Home birth risks under scrutiny

By Clare Murphy
Health reporter, BBC News

  • Published
New baby
Image caption,
There have been few comprehensive studies into home births

Women who plan home births recover more rapidly from childbirth, but there is a higher risk of their child dying, an international study suggests.

US analysis of more than 500,000 births in North America and Europe found death rates for babies in planned home births were double that of those in planned hospital births.

But the risk was still low, at 0.2%.

UK doctors said the evidence needed to be taken into account, but a midwives' body questioned its relevance.

The research, published in the American Journal of Obstetrics and Gynaecology, examined studies on the relative safety of planned home and hospital births from around the world.

Researchers looked at data from nearly 350,000 planned home births and more than 200,000 planned hospital deliveries.

Crucially, it looked at where the woman had planned to give birth, rather than the actual birthplace.

The researchers argued that the safety of home births may have previously been overplayed by the fact that when there are complications and a woman is rushed to hospital, any adverse outcome is recorded as a hospital birth.

Rates of home birth vary across the developed world. In the Netherlands a third of women deliver at home, while in the US around one in 200 women do so.

Fewer interventions

The researchers described their findings of a doubling of the risk of neonatal mortality among those planning home birth as "striking", because it is often those with the lowest risk of complications who do not need to deliver in hospital. When researchers took out babies with congenital abnormalities, the risk was threefold.
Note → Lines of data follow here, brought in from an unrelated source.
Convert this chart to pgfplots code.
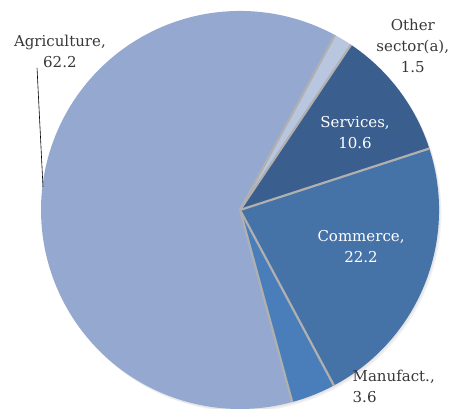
\documentclass[border=0pt]{standalone}
\usepackage{pgfplots}
\pgfplotsset{compat=1.18}
\usepackage{pgfplotstable}
\usepackage{fontspec}
\setmainfont{DejaVu Serif}
\definecolor{cAgri}{HTML}{95A9D0}
\definecolor{cOther}{HTML}{B9C6E0}
\definecolor{cServ}{HTML}{3A5E8E}
\definecolor{cComm}{HTML}{4572A7}
\definecolor{cManu}{HTML}{4A7EBB}
\definecolor{cEdge}{HTML}{B0B0B0}
\definecolor{cText}{HTML}{383838}
\tikzset{lab/.style={font=\fontsize{15}{21}\selectfont, align=center, inner sep=1pt}}
\begin{document}
\pgfplotstableread[col sep=comma]{
sector,value
Other,1.5
Services,10.6
Commerce,22.2
Manufact,3.6
Agriculture,62.2
}\pietable
\begin{tikzpicture}
\pgfplotstablegetelem{0}{value}\of\pietable \pgfmathsetmacro\vA{\pgfplotsretval}
\pgfplotstablegetelem{1}{value}\of\pietable \pgfmathsetmacro\vB{\pgfplotsretval}
\pgfplotstablegetelem{2}{value}\of\pietable \pgfmathsetmacro\vC{\pgfplotsretval}
\pgfplotstablegetelem{3}{value}\of\pietable \pgfmathsetmacro\vD{\pgfplotsretval}
\pgfplotstablegetelem{4}{value}\of\pietable \pgfmathsetmacro\vE{\pgfplotsretval}
\pgfmathsetmacro\tot{\vA+\vB+\vC+\vD+\vE}
\pgfmathsetmacro\sA{61.5}
\pgfmathsetmacro\sB{\sA-\vA/\tot*360}
\pgfmathsetmacro\sC{\sB-\vB/\tot*360}
\pgfmathsetmacro\sD{\sC-\vC/\tot*360}
\pgfmathsetmacro\sE{\sD-\vD/\tot*360}
\pgfmathsetmacro\sF{\sE-\vE/\tot*360}
\begin{axis}[hide axis, x=199pt, y=199pt,
  xmin=-1.206, xmax=1.065, ymin=-0.995, ymax=1.055, clip=false]
% soft shadow
\addplot[fill=black, fill opacity=0.05, draw=none, domain=0:360, samples=120, variable=\t] ({cos(t)+0.012},{sin(t)-0.014}) -- cycle;
\addplot[fill=black, fill opacity=0.05, draw=none, domain=0:360, samples=120, variable=\t] ({cos(t)+0.006},{sin(t)-0.008}) -- cycle;
% slices
\addplot[fill=cOther, draw=none, domain=\sB:\sA, samples=20, variable=\t] ({cos(t)},{sin(t)}) -- (axis cs:0,0) -- cycle;
\addplot[fill=cServ, draw=none, domain=\sC:\sB, samples=40, variable=\t] ({cos(t)},{sin(t)}) -- (axis cs:0,0) -- cycle;
\addplot[fill=cComm, draw=none, domain=\sD:\sC, samples=60, variable=\t] ({cos(t)},{sin(t)}) -- (axis cs:0,0) -- cycle;
\addplot[fill=cManu, draw=none, domain=\sE:\sD, samples=20, variable=\t] ({cos(t)},{sin(t)}) -- (axis cs:0,0) -- cycle;
\addplot[fill=cAgri, draw=none, domain=\sF:\sE, samples=140, variable=\t] ({cos(t)},{sin(t)}) -- (axis cs:0,0) -- cycle;
% slice borders
\addplot[cEdge, line width=2.2pt, domain=0:1, samples=2, variable=\t] ({t*cos(\sA)},{t*sin(\sA)});
\addplot[cEdge, line width=2.2pt, domain=0:1, samples=2, variable=\t] ({t*cos(\sB)},{t*sin(\sB)});
\addplot[cEdge, line width=2.2pt, domain=0:1, samples=2, variable=\t] ({t*cos(\sC)},{t*sin(\sC)});
\addplot[cEdge, line width=2.2pt, domain=0:1, samples=2, variable=\t] ({t*cos(\sD)},{t*sin(\sD)});
\addplot[cEdge, line width=2.2pt, domain=0:1, samples=2, variable=\t] ({t*cos(\sE)},{t*sin(\sE)});
% leader line
\addplot[black, line width=0.6pt] coordinates {(-0.990,0.116) (-1.020,0.714)};
% labels
\node[lab, text=cText] at (axis cs:-0.905,0.799) {Agriculture,\\62.2};
\node[lab, text=cText] at (axis cs:0.868,0.824) {Other\\sector(a),\\1.5};
\node[lab, text=white] at (axis cs:0.578,0.387) {Services,\\10.6};
\node[lab, text=white] at (axis cs:0.608,-0.186) {Commerce,\\22.2};
\node[lab, text=cText, anchor=west, align=left] at (axis cs:0.560,-0.885) {Manufact.,\\3.6};
\end{axis}
\pgfresetboundingbox
\useasboundingbox (current axis.south west) rectangle (current axis.north east);
\end{tikzpicture}
\end{document}
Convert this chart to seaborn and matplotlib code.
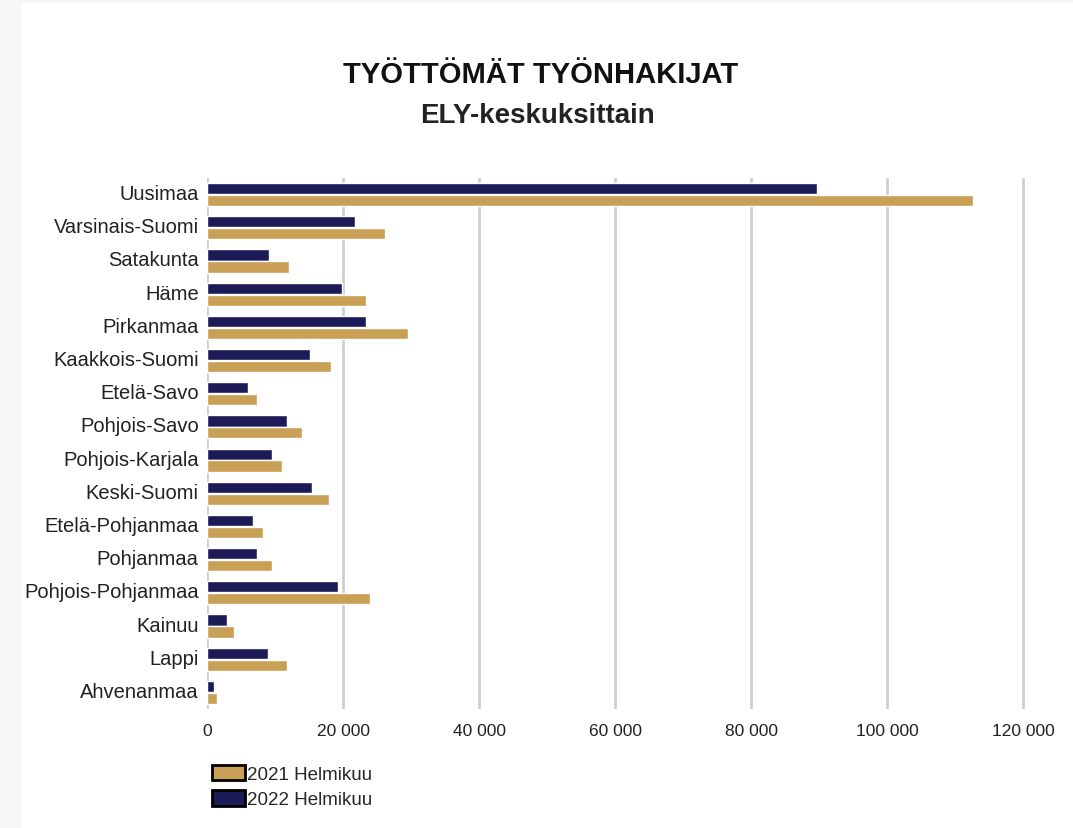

When deaths occured among the home birth group, they were overwhelmingly attributed to respiratory problems during birth and failed attempts at rescusitation.

Overall these problems have been decreasing in recent decades, which is thought to be down to greater medical intervention, including more liberal use of ultrasound, electronic fetal heart monitoring, the induction of labour and Caesarean delivery.

But the lack of medical intervention may explain why the mothers who planned a home birth tended to end up with fewer tears or lacerations, fewer cases of postpartum haemorrhage and fewer infections.

But the researchers suggested these benefits did come at a cost.

"Women choosing home birth, particularly low-risk individuals who had given birth previously, are in large part successful in achieving their goal of delivering with less morbidity and medical intervention than experienced during hospital-based childbirth," said lead author Dr Joseph Wax from the Department of Obstetrics and Gynaecology at Maine Medical Center.

"Of significant concern, these apparent benefits are associated with a doubling of the neonatal mortality rate overall and a near tripling among infants born without congenital defects."

Robust selection

In the UK, the Royal College of Obstetricians and Gynaecologists said the fact that planned home births resulted in fewer interventions for the mother was something which specialists were already aware of.

"The finding that the consequences for the baby are more severe needs to be carefully considered by women, policy makers and care providers," said its president, Professor Sir Sabaratnam Arulkumaran.

"Certainly, the move towards offering women a choice in their place of birth in the UK needs to be weighed against such evidence."

But, he added, with a robust selection system which ensured high-risk pregnancies were excluded from homebirths and by making sure all midwives providing the services had good rescuscitation skills, risks to the baby could be reduced.

"With the above systems in place and provided women receive one-to-one midwifery care, planned home births for low-risk women are a viable option," said Prof Arulkumaran.

"However, birth can be unpredictable and these women should also have quick access to obstetric care if and when an emergency occurs."

Mervi Jokinen of the Royal College of Midwives, said the study was interesing, but questioned the validity of its findings for the UK.

"Comparison of the results is difficult because the study's authors are working with data collected differently in many countries.

"Here we have services delivered by midwives who are skilled and experienced at home births and resuscitating newborns.

"This is perhaps in contrast to many of the other countries this research covers."

A study is currently being carried out to establish the relative risks of home and hospital births in the UK.

The rates are low, with just under 3% of deliveries taking place at home, according to the most recent figures from the Office of National Statistics for England and Wales.

Mary Newburn of the National Childbirth Trust said the American study was an important one "that needs reviewing".

"NCT's own detailed review of home birth concluded that, although the quality of comparative evidence on safety of home birth is poor, there is no evidence that for women with a low risk of complications the likelihood of a baby dying during or shortly after labour is any higher if they plan for a home birth compared with planning a hospital birth."

A Department of Health spokesperson said:

"It is important for all women to be able to give birth in a safe, high quality environment that is best suited for them.

"In England, midwives discuss the various birth options available for mothers and any associated risks to help them make an informed choice.

"We have commissioned research that is comparing births planned at home, in birthing centres and in hospital. This report is expected to be published next year and we will look at the findings carefully."